Leclerc is not the only one suffering from these blunders - they are also significantly harming the team's chances of beating Red Bull to P1 in the constructors' championship. Both Monaco and Silverstone should have been Ferrari 1-2 finishes, but ultimately ended up being a 2-4 and a 1-4 finish respectively.
It is a tricky debate, especially when Sainz is now not too far behind his teammate in the championship standings. But, given we knew at the start of the season that Charles Leclerc was the man most likely to be able to challenge Max Verstappen for the world title, it is baffling that Ferrari did not make the tough call to swap their cars around and give Leclerc the optimal strategy on Sunday.
It is hard, for example, to imagine Mercedes having allowed Valtteri Bottas to win a race in that manner while Lewis Hamilton was locked in a title battle in 2021. We saw the ruthlessness of Red Bull in Spain when they swapped Perez and Verstappen around - that is the ruthlessness that is required in a tight title battle. As admirable as Ferrari's decision to allow Sainz to win the race is, it is not the kind of decision-making that will ultimately win them the world championship.
Charles Leclerc looked down and out after the race, despite outscoring Max Verstappen. His demeanour in his interview with Sky Sports F1 spoke volumes, as he seemed deflated by the result. In comparison to his buoyant mood after beating out Verstappen in the season opener in Bahrain, he looked lost after a race in which all of the crucial moments and swings went against him.
🗣️ 'Let's focus on Sainz'
Leclerc finished off the podium and gives his full reflections on the race 👇 pic.twitter.com/mPO1urIiDD
— Sky Sports F1 (@SkySportsF1) July 3, 2022
Explaining where things had gone wrong for him at Silverstone, Leclerc said:
It was nice, but 0n the other hand...I had old hard tyres and everyone around me was on softs, so I was struggling massively.

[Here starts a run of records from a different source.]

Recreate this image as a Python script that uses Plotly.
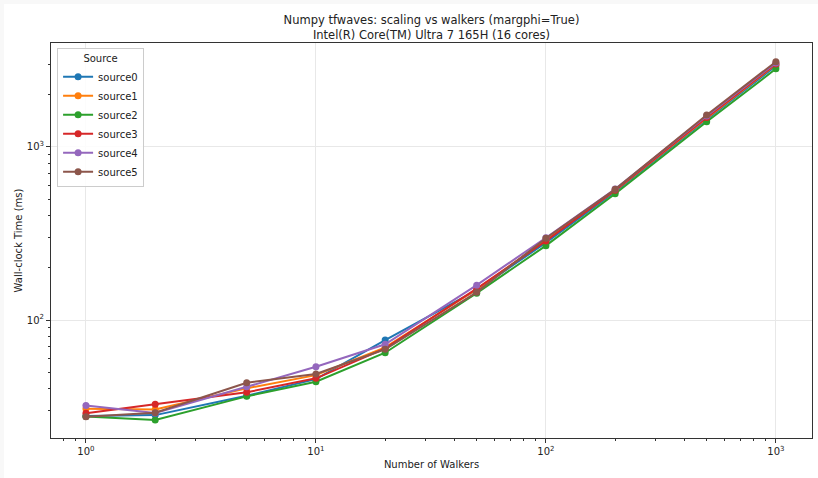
import numpy as np
import plotly.graph_objects as go

walkers = [1, 2, 5, 10, 20, 50, 100, 200, 500, 1000]
series_names = ["source0", "source1", "source2", "source3", "source4", "source5"]
source0 = [27.9, 28.2, 36.5, 45.5, 76.6, 149, 280, 552, 1440, 2940]
source1 = [30.7, 30.4, 40.3, 48.0, 69.5, 150, 290, 560, 1465, 3000]
source2 = [27.7, 26.4, 36.2, 44.0, 64.7, 143, 269, 537, 1400, 2830]
source3 = [28.9, 32.6, 38.2, 46.0, 68.5, 152, 286, 562, 1480, 3020]
source4 = [32.1, 29.0, 41.1, 53.7, 72.4, 159, 299, 572, 1510, 3060]
source5 = [27.6, 29.1, 43.4, 48.7, 67.7, 144.5, 297, 569, 1531, 3110]
colors = ["#1f77b4", "#ff7f0e", "#2ca02c", "#d62728", "#9467bd", "#8c564b"]

x_major = [1, 10, 100, 1000]
x_major_text = ["10<sup>0</sup>", "10<sup>1</sup>", "10<sup>2</sup>", "10<sup>3</sup>"]
y_major = [100, 1000]
y_major_text = ["10<sup>2</sup>", "10<sup>3</sup>"]

title = "Numpy tfwaves: scaling vs walkers (margphi=True)<br>Intel(R) Core(TM) Ultra 7 165H (16 cores)"

data = [source0, source1, source2, source3, source4, source5]

fig = go.Figure()
for name, vals, c in zip(series_names, data, colors):
    fig.add_trace(go.Scatter(
        x=walkers, y=vals, name=name, mode="lines+markers",
        line=dict(color=c, width=2), marker=dict(color=c, size=7),
    ))

x_minor = [m * 10 ** e for e in range(-1, 4) for m in range(2, 10)]
y_minor = [m * 10 ** e for e in range(1, 4) for m in range(2, 10)]

axis_common = dict(
    type="log", showline=True, linecolor="#333333", linewidth=1, mirror=True,
    ticks="outside", ticklen=4, tickcolor="#333333", tickwidth=1,
    showgrid=True, gridcolor="#e8e8e8", gridwidth=1, zeroline=False,
    tickfont=dict(size=10, color="#222222"),
)

fig.update_xaxes(
    **axis_common,
    range=[-0.152, 3.157],
    tickmode="array", tickvals=x_major, ticktext=x_major_text,
    minor=dict(tickmode="array", tickvals=x_minor, ticks="outside", ticklen=2,
               tickcolor="#333333", showgrid=False),
    title=dict(text="Number of Walkers", font=dict(size=10, color="#222222"), standoff=4),
)
fig.update_yaxes(
    **axis_common,
    range=[1.318, 3.601],
    tickmode="array", tickvals=y_major, ticktext=y_major_text,
    minor=dict(tickmode="array", tickvals=y_minor, ticks="outside", ticklen=2,
               tickcolor="#333333", showgrid=False),
    title=dict(text="Wall-clock Time (ms)", font=dict(size=10, color="#222222"), standoff=2),
)

fig.update_layout(
    width=814, height=474,
    margin=dict(l=47, r=6, t=39, b=40),
    paper_bgcolor="white", plot_bgcolor="white",
    font=dict(family="DejaVu Sans", size=10, color="#222222"),
    title=dict(text=title, x=0.5, xref="paper", xanchor="center",
               y=1, yref="paper", yanchor="bottom", pad=dict(b=19),
               font=dict(size=11.5, color="#222222")),
    legend=dict(
        title=dict(text="Source", side="top center", font=dict(size=10)),
        x=0.008, y=0.987, xanchor="left", yanchor="top",
        bgcolor="rgba(255,255,255,0.85)", bordercolor="#cccccc", borderwidth=1,
        font=dict(size=10), itemwidth=30, tracegroupgap=0,
    ),
    showlegend=True,
)

fig.write_html(
    "out.html",
    post_script="document.body.style.margin='4px 0 0 4px';document.body.style.background='#f8f8f8';",
)
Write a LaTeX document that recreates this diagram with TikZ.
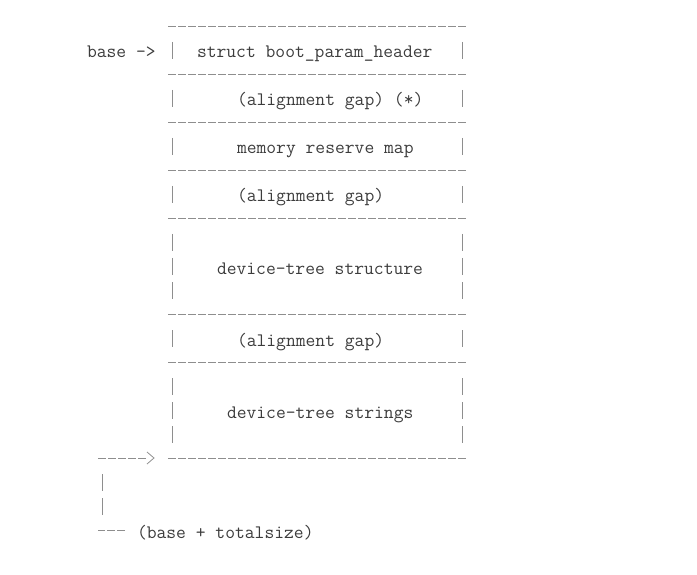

In the end I gave my absolute best but it wasn't enough. It's obviously disappointing.
We'll have to look at the global picture. On my side, I only have my picture of my race. In the car sometimes you don't have the full picture. On my side I feel like I've lost a little bit too much time in the first stint and the first part of the second stint. This is only my view and it might change once I see the full picture.
For a man who started on cloud nine in Bahrain, it's looking increasingly miserable for Charles Leclerc in 2022. He certainly hasn't given up the fight - but it may well be over already.
Wrapping up from the British Grand Prix
|1st||Max Verstappen||Red Bull Racing-RBPT||181||6 (+1 sprint win)|
|2nd||Sergio Perez||Red Bull Racing-RBPT||147||1|
|3rd||Charles Leclerc||Scuderia Ferrari||138||2|
|4th||Carlos Sainz Jr||Scuderia Ferrari||127||1|
|5th||George Russell||Mercedes AMG F1||111||0|
- Driver of the day: There were some seriously strong contenders for this gong, but Sergio Perez's remarkable drive from P17 after his contact with Charles Leclerc at the restart all the way up to P2 at the conclusion of the day was one of the best drives so far this season. Honourable mentions to Carlos Sainz for his maiden win and Sebastian Vettel for sealing P9 from a P18 start.
- Day to forget: It's a miracle that Zhou Guanyu was unhurt after the terrifying incident at turn one, and he will likely want to forget the Silverstone weekend in a hurry. Thankfully, it seems as though he will be fit to race again in Austria next weekend.
- The big question ahead of round #11: Can anyone come close to beating Max Verstappen? The Red Bull man was imperious in Austria last year and, given his current form, it's hard to see anyone stopping him.